As observed in Figure 19 and Figure 20, there is a strong fitting relationship between the porosity variation of concrete and its mechanical properties. The determination coefficients (R²) for the curve fitting are 0.9294, 0.9611, 0.9611, and 0.9456, respectively, indicating a high level of correlation.

To achieve a more precise mathematical model, the effect of curing age is incorporated into the analysis, and a multi-factor intensity prediction model is proposed, as shown in Equation (11).

$$f=k_0+k_1{P}^2+k_2{T}^2+k_{3}PT+k_{4}P+k_{5}T$$

(11)

where

• $f$ is the strength of the concrete (MPa);
• $k_i (i=1-5)$ is the regression coefficient;
• $k_0$ is the intercept coefficient;
• $T$ is the time (days);
• $P$ is the porosity (%).

Based on Equation (11), the interaction terms of time and porosity are integrated into the model. Thereafter, the relationships among concrete strength, porosity, and other parameters are established through multiple regression analysis. Specifically, the strength equations for the multi-factor strength model of basalt-fiber-reinforced concrete are given by Equations (12) and (13), respectively. In contrast, the strength equations for the multi-factor strength model of ordinary concrete are presented by Equations (14) and (15), respectively.

$$f_c=16.7478P^2+0.0749T^2-251.689P-31.0429T+5.4055PT+928.0349$$

(12)

$$f_{st}=0.3839P^2+0.0036T^2-6.6254P-1.3508T+0.2354PT+28.7824$$

(13)

$$f_c=9.8077P^2+0.0043T^2-161.2395P-23.569T+3.9746PT+647.8947$$

(14)

$$f_{st}=0.0489P^2+0.0004T^2-1.7542P-0.4017T+0.0335PT+16.5944$$

(15)

where

• $f_c$ is the compressive strength of concrete, MPa;
• $f_{st}$ is the splitting tensile strength of concrete, MPa.

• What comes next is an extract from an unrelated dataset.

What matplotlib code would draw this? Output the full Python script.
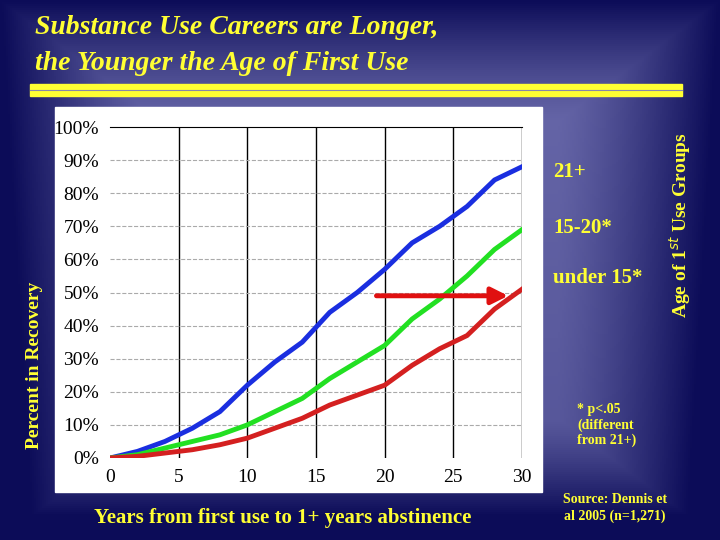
import numpy as np
import matplotlib
matplotlib.use("Agg")
import matplotlib.pyplot as plt
from matplotlib.patches import Rectangle

years = [0, 2, 4, 6, 8, 10, 12, 14, 16, 18, 20, 22, 24, 26, 28, 30]
grp_21 = [0, 2, 5, 9, 14, 22, 29, 35, 44, 50, 57, 65, 70, 76, 84, 88]
grp_15_20 = [0, 1, 3, 5, 7, 10, 14, 18, 24, 29, 34, 42, 48, 55, 63, 69]
grp_u15 = [0, 0.5, 1.5, 2.5, 4, 6, 9, 12, 16, 19, 22, 28, 33, 37, 45, 51]
yticks = [0, 10, 20, 30, 40, 50, 60, 70, 80, 90, 100]
xticks = [0, 5, 10, 15, 20, 25, 30]

YEL = "#ffff33"
fig = plt.figure(figsize=(7.2, 5.4), dpi=100)
bg = fig.add_axes([0, 0, 1, 1])
xx, yy = np.meshgrid(np.linspace(-1, 1, 360), np.linspace(-1, 1, 270))
d = np.maximum(np.abs(xx) ** 6, np.abs(yy) ** 6) ** (1 / 6)
v = np.clip((d - 0.55) / 0.45, 0, 1) ** 1.3 + 0.25 * (yy + 1) / 2
v = np.clip(v, 0, 1)
cmap = matplotlib.colors.LinearSegmentedColormap.from_list("b", ["#6464a6", "#0c0c58"])
bg.imshow(v, cmap=cmap, aspect="auto", extent=[0, 1, 0, 1], origin="upper")
bg.set_xlim(0, 1); bg.set_ylim(0, 1); bg.axis("off")
bg.add_patch(Rectangle((55/720, 1-492/540), 487/720, 385/540, color="white", zorder=2))
bg.add_patch(Rectangle((30/720, 1-96/540), 652/720, 12/540, color=YEL, zorder=2))
bg.plot([30/720, 682/720], [1-90/540]*2, color="#8888aa", lw=0.8, zorder=3)

serif = "Liberation Serif"
fig.text(35/720, 1-28/540, "Substance Use Careers are Longer,", color=YEL, fontsize=20,
         style="italic", fontweight="bold", family=serif, va="center")
fig.text(35/720, 1-64/540, "the Younger the Age of First Use", color=YEL, fontsize=20,
         style="italic", fontweight="bold", family=serif, va="center")

ax = fig.add_axes([110/720, 1-458/540, 412/720, 331/540])
ax.set_zorder(3)
for xv in xticks[1:]:
    ax.axvline(xv, color="black", lw=1)
for yv in yticks[1:-1]:
    ax.axhline(yv, color="#aaaaaa", lw=0.8, ls="--")
ax.plot(years, grp_21, color="#1a2ee0", lw=3.5)
ax.plot(years, grp_15_20, color="#22e022", lw=3.5)
ax.plot(years, grp_u15, color="#d42020", lw=3.5)
ax.annotate("", xy=(29.2, 49), xytext=(19.2, 49),
            arrowprops=dict(arrowstyle="-|>", color="#e01010", lw=3.5, mutation_scale=25))
ax.set_xlim(0, 30); ax.set_ylim(0, 100)
ax.set_yticks(yticks)
ax.set_yticklabels([f"{v}%" for v in yticks], family=serif, fontsize=14)
ax.set_xticks(xticks)
ax.set_xticklabels([str(v) for v in xticks], family=serif, fontsize=14)
ax.tick_params(length=0, pad=8)
for k in ["left", "right", "bottom"]:
    ax.spines[k].set_visible(False)
ax.spines["top"].set_color("black")
ax.patch.set_alpha(0)

fig.text(283/720, 1-518/540, "Years from first use to 1+ years abstinence", family=serif,
         fontsize=15, fontweight="bold", color=YEL, ha="center", va="center", zorder=5)
fig.text(35/720, 1-365/540, "Percent in Recovery", color=YEL, family=serif, fontsize=14,
         fontweight="bold", rotation=90, ha="center", va="center")
fig.text(680/720, 1-225/540, "Age of 1$^{st}$ Use Groups", color=YEL, family=serif, fontsize=14,
         fontweight="bold", rotation=90, ha="center", va="center")
for txt, y in [("21+", 172), ("15-20*", 228), ("under 15*", 278)]:
    fig.text(553/720, 1-y/540, txt, color=YEL, family=serif, fontsize=15, fontweight="bold", va="center")
fig.text(577/720, 1-425/540, "* p<.05\n(different\nfrom 21+)", color=YEL, family=serif,
         fontsize=10, fontweight="bold", va="center", linespacing=1.2)
fig.text(615/720, 1-508/540, "Source: Dennis et\nal 2005 (n=1,271)", color=YEL, family=serif,
         fontsize=10, fontweight="bold", ha="center", va="center", linespacing=1.3)
fig.savefig("out.png", dpi=100)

The multi-factor strength models for basalt-fiber-reinforced concrete soil and ordinary concrete are presented in Figure 21 and Figure 22, respectively. Although some fitting constant terms P are statistically insignificant, the R² values of the models are exceptionally high, reaching 0.99, 0.9994, 0.9963, and 0.9994. This suggests that the models demonstrate excellent overall data fitting performance, and the relationships between variables exhibit a certain degree of reliability. In the actual project, through the data coupling of concrete parameters, the construction organization can be better carried out, so that the concrete structure can be more efficiently applied. For example, when analyzing the lining structure of a tunnel project or the stress on a concrete bridge deck, the bearing capacity of the concrete structure can be analyzed according to the coupling mechanism, which provides a reliable basis for construction and ensures its safety.

6. Conclusions

This research systematically investigates the coupling mechanism between pore evolution and mechanical strength development in basalt-fiber-reinforced concrete through a novel integration of X-ray computed tomography and the watershed algorithm. By establishing a gray-scale threshold-based pore extraction method, the dynamic interactions between pore structure and strength were quantitatively analyzed across multiple curing ages. The key findings are summarized as follows:

(1)

BFRC exhibited superior ductility, characterized by a yielding-like phase before fracture, contrasting the brittle failure of NC. The three-dimensional fiber network effectively bridged micro-cracks, redistributed stress, and enhanced energy dissipation, thereby improving structural resilience.

(2)

The incorporation of 0.2% basalt fiber significantly improved the splitting tensile strengths of concrete. At 28 days, BFRC exhibited a compressive strength of 50.78 MPa and splitting tensile strength of 4.07 MPa, surpassing ordinary concrete by 19.88% and 43.3%, respectively. Early strength reduction in BFRC (13.13 MPa vs. 22.81 MPa for NC at 3 days) was attributed to fiber-induced interference during initial hydration, which diminished as hydration progressed, leading to accelerated strength gain post 7 days.

(3)

The integration of CT scanning with the watershed algorithm enabled the precise segmentation of pores and the concrete matrix, overcoming the subjectivity of traditional threshold methods. This approach provided critical insights into the development of the pore structure over the hydration age, validated by high-resolution imaging and statistical analysis.

(4)

BFRC demonstrated a 64.83% lower porosity (5.13%) compared to NC (11.66%) at 28 days. Microscopic analysis revealed that harmless pores (<1.104 × 10⁷ μm³) dominated BFRC, increasing from 42.8% to 77.5%, whereas NC showed a rise from 33.1% to 67.6%. This refinement was driven by the densification of inter-facial transition zones, where basalt fibers promoted the directional growth of hydration products, effectively filling capillary pores and suppressing harmful pore formation.

(5)

A two-dimensional strength-porosity model and a three-dimensional age-dependent multi-factor model were developed. The latter achieved exceptional predictive accuracy (R² up to 0.9968) by incorporating the curing time and porosity interactions, offering a robust tool for optimizing the fiber-reinforced concrete design.

(6)

Future research directions: (1) Study the hydration process of concrete mixed with different fibers and the effect of different fibers on the hydration process of concrete. (2) Employ experimental methodologies to systematically examine the correlation between mechanical properties and pore structures in recycled aggregate basalt-fiber-reinforced concrete, with the objective of facilitating its industrial implementation in the context of global energy conservation and carbon emission reduction initiatives.